My favorite cut on the record is “Chemtrails”, a mesmerizing song unlike any I’ve ever heard before. If a spaceship landed tomorrow and an alien dressed like Klaatu came out holding a guitar, I’m pretty sure this is what it’s song would sound like. From Rolling Stone: 

 Beck imagines jets flying above a sea full of dead people. The song title comes from a conspiracy theory that holds that some jet trails are actually chemical sprays engineered by the government for secret purposes. But you don’t have to know the reference to feel the dread. Staring at the corpses, Beck sings, “So many people, where do they go?”

Fleet Foxes by Fleet Foxes


An instant classic of indie/folk rock, Fleet Foxes was the record I played on repeat the most this year. Gloriously retro in sound, the band sings the kind of harmonies not heard since Crosby, Stills, and Nash, and soaks them in reverb for an album that is only missing the hiss of an old vinyl LP.

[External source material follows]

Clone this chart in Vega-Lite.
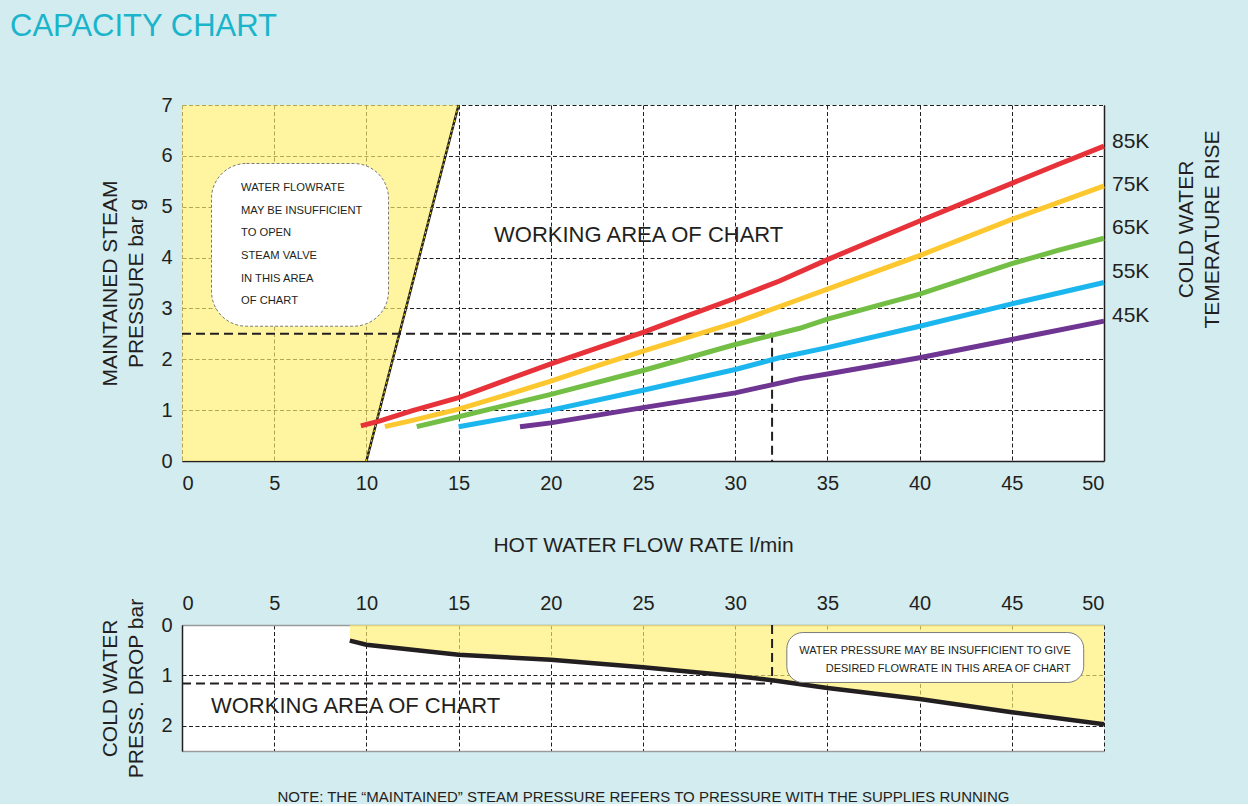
{
  "$schema": "https://vega.github.io/schema/vega-lite/v6.json",
  "background": "#d3ecf0",
  "padding": {"left": 10, "top": 11, "right": 28, "bottom": 0},
  "bounds": "flush",
  "spacing": 164,
  "config": {
    "font": "Liberation Sans",
    "view": {"stroke": null, "fill": "white"},
    "axis": {
      "labelFontSize": 20,
      "labelColor": "#231f20",
      "labelFont": "Liberation Sans",
      "ticks": false,
      "gridColor": "#231f20",
      "gridDash": [4, 2.5],
      "gridWidth": 1,
      "gridOpacity": 1,
      "domainColor": "#231f20",
      "domainWidth": 1.5,
      "titleFontSize": 21,
      "titleFontWeight": "normal",
      "titleColor": "#231f20",
      "titleFont": "Liberation Sans",
      "titleLineHeight": 26
    },
    "text": {"color": "#231f20", "font": "Liberation Sans"}
  },
  "datasets": {
    "curves": [
      {"rise": "85K", "flow": 9.7, "pressure": 0.69},
      {"rise": "85K", "flow": 10.74, "pressure": 0.79},
      {"rise": "85K", "flow": 12.5, "pressure": 0.99},
      {"rise": "85K", "flow": 15, "pressure": 1.245},
      {"rise": "85K", "flow": 17.5, "pressure": 1.58},
      {"rise": "85K", "flow": 20, "pressure": 1.91},
      {"rise": "85K", "flow": 22.5, "pressure": 2.22},
      {"rise": "85K", "flow": 25, "pressure": 2.53},
      {"rise": "85K", "flow": 27.5, "pressure": 2.87},
      {"rise": "85K", "flow": 30, "pressure": 3.2},
      {"rise": "85K", "flow": 32.4, "pressure": 3.54},
      {"rise": "85K", "flow": 35, "pressure": 3.96},
      {"rise": "85K", "flow": 37.5, "pressure": 4.34},
      {"rise": "85K", "flow": 40, "pressure": 4.72},
      {"rise": "85K", "flow": 42.5, "pressure": 5.09},
      {"rise": "85K", "flow": 45, "pressure": 5.46},
      {"rise": "85K", "flow": 47.5, "pressure": 5.83},
      {"rise": "85K", "flow": 50, "pressure": 6.19},
      {"rise": "75K", "flow": 11.0, "pressure": 0.675},
      {"rise": "75K", "flow": 12.5, "pressure": 0.8},
      {"rise": "75K", "flow": 15, "pressure": 1.02},
      {"rise": "75K", "flow": 17.5, "pressure": 1.29},
      {"rise": "75K", "flow": 20, "pressure": 1.57},
      {"rise": "75K", "flow": 22.5, "pressure": 1.87},
      {"rise": "75K", "flow": 25, "pressure": 2.16},
      {"rise": "75K", "flow": 27.5, "pressure": 2.44},
      {"rise": "75K", "flow": 30, "pressure": 2.72},
      {"rise": "75K", "flow": 33.5, "pressure": 3.18},
      {"rise": "75K", "flow": 35, "pressure": 3.38},
      {"rise": "75K", "flow": 40, "pressure": 4.04},
      {"rise": "75K", "flow": 45, "pressure": 4.75},
      {"rise": "75K", "flow": 50, "pressure": 5.41},
      {"rise": "65K", "flow": 12.73, "pressure": 0.675},
      {"rise": "65K", "flow": 15, "pressure": 0.87},
      {"rise": "65K", "flow": 20, "pressure": 1.31},
      {"rise": "65K", "flow": 25, "pressure": 1.78},
      {"rise": "65K", "flow": 30, "pressure": 2.29},
      {"rise": "65K", "flow": 33.5, "pressure": 2.61},
      {"rise": "65K", "flow": 35, "pressure": 2.79},
      {"rise": "65K", "flow": 40, "pressure": 3.28},
      {"rise": "65K", "flow": 45, "pressure": 3.88},
      {"rise": "65K", "flow": 47.5, "pressure": 4.14},
      {"rise": "65K", "flow": 50, "pressure": 4.38},
      {"rise": "55K", "flow": 15, "pressure": 0.675},
      {"rise": "55K", "flow": 20, "pressure": 1.0},
      {"rise": "55K", "flow": 25, "pressure": 1.39},
      {"rise": "55K", "flow": 30, "pressure": 1.8},
      {"rise": "55K", "flow": 32.4, "pressure": 2.03},
      {"rise": "55K", "flow": 35, "pressure": 2.23},
      {"rise": "55K", "flow": 40, "pressure": 2.65},
      {"rise": "55K", "flow": 45, "pressure": 3.09},
      {"rise": "55K", "flow": 50, "pressure": 3.51},
      {"rise": "45K", "flow": 18.33, "pressure": 0.675},
      {"rise": "45K", "flow": 20, "pressure": 0.75},
      {"rise": "45K", "flow": 25, "pressure": 1.05},
      {"rise": "45K", "flow": 30, "pressure": 1.34},
      {"rise": "45K", "flow": 33.5, "pressure": 1.62},
      {"rise": "45K", "flow": 35, "pressure": 1.71},
      {"rise": "45K", "flow": 40, "pressure": 2.03},
      {"rise": "45K", "flow": 45, "pressure": 2.39},
      {"rise": "45K", "flow": 50, "pressure": 2.75}
    ],
    "curveLabels": [
      {"rise": "85K", "labelPressure": 6.27},
      {"rise": "75K", "labelPressure": 5.43},
      {"rise": "65K", "labelPressure": 4.58},
      {"rise": "55K", "labelPressure": 3.72},
      {"rise": "45K", "labelPressure": 2.85}
    ],
    "valveLimit": [
      {"pressure": 0, "flow": 10},
      {"pressure": 7, "flow": 15}
    ],
    "dropLimit": [
      {"flow": 9.1, "drop": 0.31},
      {"flow": 10, "drop": 0.39},
      {"flow": 12.5, "drop": 0.49},
      {"flow": 15, "drop": 0.59},
      {"flow": 17.5, "drop": 0.64},
      {"flow": 20, "drop": 0.69},
      {"flow": 25, "drop": 0.84},
      {"flow": 30, "drop": 1.01},
      {"flow": 32.1, "drop": 1.1},
      {"flow": 35, "drop": 1.25},
      {"flow": 40, "drop": 1.47},
      {"flow": 45, "drop": 1.73},
      {"flow": 50, "drop": 1.97}
    ]
  },
  "vconcat": [
    {
      "width": 922,
      "height": 356,
      "title": {
        "text": "CAPACITY CHART",
        "anchor": "start",
        "frame": "group",
        "dx": -172,
        "offset": 52,
        "fontSize": 31,
        "fontWeight": "normal",
        "font": "Liberation Sans",
        "color": "#1ab4cb"
      },
      "resolve": {"axis": {"y": "independent"}},
      "layer": [
        {
          "data": {"name": "valveLimit"},
          "mark": {"type": "area", "orient": "horizontal", "color": "#fff06e", "opacity": 0.65},
          "encoding": {
            "y": {
              "field": "pressure", "type": "quantitative",
              "scale": {"domain": [0, 7], "nice": false},
              "axis": {
                "values": [0, 1, 2, 3, 4, 5, 6, 7],
                "grid": true, "domain": false, "labelPadding": 10,
                "title": ["MAINTAINED STEAM", "PRESSURE bar g"],
                "titlePadding": 14
              }
            },
            "x": {
              "field": "flow", "type": "quantitative",
              "scale": {"domain": [0, 50], "nice": false},
              "axis": {
                "values": [0, 5, 10, 15, 20, 25, 30, 35, 40, 45, 50],
                "grid": true, "domain": true, "labelPadding": 12, "title": null
              }
            },
            "x2": {"datum": 0}
          }
        },
        {
          "data": {"name": "valveLimit"},
          "mark": {"type": "line", "color": "#231f20", "strokeWidth": 2.5},
          "encoding": {
            "x": {"field": "flow", "type": "quantitative"},
            "y": {"field": "pressure", "type": "quantitative", "axis": null}
          }
        },
        {
          "data": {"name": "valveLimit"},
          "mark": {"type": "line", "color": "#ffe600", "strokeWidth": 1, "strokeDash": [2, 3]},
          "encoding": {
            "x": {"field": "flow", "type": "quantitative"},
            "y": {"field": "pressure", "type": "quantitative", "axis": null}
          }
        },
        {
          "data": {"values": [{"f1": 1.6, "f2": 11.2, "p1": 2.65, "p2": 5.85}]},
          "mark": {"type": "rect", "fill": "white", "stroke": "#7a7a7a", "strokeWidth": 1, "strokeDash": [3, 2], "cornerRadius": 35},
          "encoding": {
            "x": {"field": "f1", "type": "quantitative"},
            "x2": {"field": "f2"},
            "y": {"field": "p1", "type": "quantitative", "axis": null},
            "y2": {"field": "p2"}
          }
        },
        {
          "data": {"values": [
            {"line": "WATER FLOWRATE", "flow": 3.2, "pressure": 5.37},
            {"line": "MAY BE INSUFFICIENT", "flow": 3.2, "pressure": 4.92},
            {"line": "TO OPEN", "flow": 3.2, "pressure": 4.48},
            {"line": "STEAM VALVE", "flow": 3.2, "pressure": 4.03},
            {"line": "IN THIS AREA", "flow": 3.2, "pressure": 3.58},
            {"line": "OF CHART", "flow": 3.2, "pressure": 3.15}
          ]},
          "mark": {"type": "text", "align": "left", "baseline": "middle", "fontSize": 11.2},
          "encoding": {
            "x": {"field": "flow", "type": "quantitative"},
            "y": {"field": "pressure", "type": "quantitative", "axis": null},
            "text": {"field": "line"}
          }
        },
        {
          "data": {"values": [{"label": "WORKING AREA OF CHART", "flow": 16.92, "pressure": 4.44}]},
          "mark": {"type": "text", "align": "left", "baseline": "middle", "fontSize": 22},
          "encoding": {
            "x": {"field": "flow", "type": "quantitative"},
            "y": {"field": "pressure", "type": "quantitative", "axis": null},
            "text": {"field": "label"}
          }
        },
        {
          "data": {"values": [
            {"f1": 0, "f2": 32, "p1": 2.5, "p2": 2.5},
            {"f1": 32, "f2": 32, "p1": 2.5, "p2": 0}
          ]},
          "mark": {"type": "rule", "color": "#231f20", "strokeWidth": 2, "strokeDash": [9, 5]},
          "encoding": {
            "x": {"field": "f1", "type": "quantitative"},
            "x2": {"field": "f2"},
            "y": {"field": "p1", "type": "quantitative", "axis": null},
            "y2": {"field": "p2"}
          }
        },
        {
          "data": {"name": "curves"},
          "mark": {"type": "line", "strokeWidth": 5},
          "encoding": {
            "x": {"field": "flow", "type": "quantitative"},
            "y": {"field": "pressure", "type": "quantitative", "axis": null},
            "color": {
              "field": "rise", "type": "nominal", "legend": null,
              "scale": {"domain": ["85K", "75K", "65K", "55K", "45K"], "range": ["#e8323a", "#fdc82f", "#73bf45", "#1cb6ee", "#6f3592"]}
            }
          }
        },
        {
          "data": {"name": "curveLabels"},
          "mark": {"type": "text", "align": "left", "baseline": "middle", "fontSize": 21, "dx": 8},
          "encoding": {
            "x": {"datum": 50, "type": "quantitative"},
            "y": {
              "field": "labelPressure", "type": "quantitative",
              "axis": {
                "orient": "right", "labels": false, "ticks": false, "grid": false,
                "domain": true, "domainColor": "#231f20", "domainWidth": 1.5,
                "title": ["COLD WATER", "TEMERATURE RISE"],
                "titleAngle": 270, "titlePadding": 66, "titleY": 124
              }
            },
            "text": {"field": "rise"}
          }
        }
      ]
    },
    {
      "width": 922,
      "height": 126,
      "resolve": {"axis": {"x": "independent"}},
      "layer": [
        {
          "data": {"name": "dropLimit"},
          "mark": {"type": "area", "color": "#fff06e", "opacity": 0.65},
          "encoding": {
            "x": {
              "field": "flow", "type": "quantitative",
              "scale": {"domain": [0, 50], "nice": false},
              "axis": {
                "orient": "top",
                "values": [0, 5, 10, 15, 20, 25, 30, 35, 40, 45, 50],
                "grid": true, "domain": true, "domainColor": "#9a9a9a",
                "labelPadding": 12,
                "title": "HOT WATER FLOW RATE l/min",
                "titlePadding": 38
              }
            },
            "y": {
              "field": "drop", "type": "quantitative",
              "scale": {"domain": [0, 2.5], "nice": false, "reverse": true},
              "axis": {
                "values": [0, 1, 2], "format": "d",
                "grid": true, "domain": true, "labelPadding": 10,
                "title": ["COLD WATER", "PRESS. DROP bar"],
                "titlePadding": 14
              }
            },
            "y2": {"datum": 0}
          }
        },
        {
          "data": {"name": "dropLimit"},
          "mark": {"type": "line", "color": "#231f20", "strokeWidth": 4.5},
          "encoding": {
            "x": {"field": "flow", "type": "quantitative", "axis": null},
            "y": {"field": "drop", "type": "quantitative"}
          }
        },
        {
          "data": {"values": [
            {"f1": 0, "f2": 32, "d1": 1.16, "d2": 1.16},
            {"f1": 32, "f2": 32, "d1": 0, "d2": 1.14}
          ]},
          "mark": {"type": "rule", "color": "#231f20", "strokeWidth": 2, "strokeDash": [9, 5]},
          "encoding": {
            "x": {
              "field": "f1", "type": "quantitative",
              "axis": {
                "orient": "bottom", "labels": false, "ticks": false, "grid": false,
                "domain": true, "domainColor": "#9a9a9a",
                "title": "NOTE: THE \u201cMAINTAINED\u201d STEAM PRESSURE REFERS TO PRESSURE WITH THE SUPPLIES RUNNING",
                "titleFontSize": 15, "titlePadding": 38
              }
            },
            "x2": {"field": "f2"},
            "y": {"field": "d1", "type": "quantitative"},
            "y2": {"field": "d2"}
          }
        },
        {
          "data": {"values": [{"f1": 32.8, "f2": 48.9, "d1": 0.15, "d2": 1.14}]},
          "mark": {"type": "rect", "fill": "white", "stroke": "#7a7a7a", "strokeWidth": 1, "cornerRadius": 16},
          "encoding": {
            "x": {"field": "f1", "type": "quantitative", "axis": null},
            "x2": {"field": "f2"},
            "y": {"field": "d1", "type": "quantitative"},
            "y2": {"field": "d2"}
          }
        },
        {
          "data": {"values": [
            {"line": "WATER PRESSURE MAY BE INSUFFICIENT TO GIVE", "flow": 48.2, "drop": 0.51},
            {"line": "DESIRED FLOWRATE IN THIS AREA OF CHART", "flow": 48.2, "drop": 0.87}
          ]},
          "mark": {"type": "text", "align": "right", "baseline": "middle", "fontSize": 11},
          "encoding": {
            "x": {"field": "flow", "type": "quantitative", "axis": null},
            "y": {"field": "drop", "type": "quantitative"},
            "text": {"field": "line"}
          }
        },
        {
          "data": {"values": [{"label": "WORKING AREA OF CHART", "flow": 1.57, "drop": 1.6}]},
          "mark": {"type": "text", "align": "left", "baseline": "middle", "fontSize": 22},
          "encoding": {
            "x": {"field": "flow", "type": "quantitative", "axis": null},
            "y": {"field": "drop", "type": "quantitative"},
            "text": {"field": "label"}
          }
        }
      ]
    }
  ]
}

The Seattle five-piece delivers 11 songs that are pastoral, Celtic, Americana, classic rock, hippie, and pop. But most impressively, it transports you to another place — a place with lots of grass, trees, and birds. The lyrics and music are so steeped in nature I’m surprised they didn’t record it in a cabin in the woods. 

My favorite song on the album is “Tiger Mountain Peasant Song”, an eeire ballad that sounds like it could of been written and performed by a traveling bard from a George R.R. Martin book. It’s a beautiful record and a dazzling debut for undoubtedly the most exciting new band of 2008.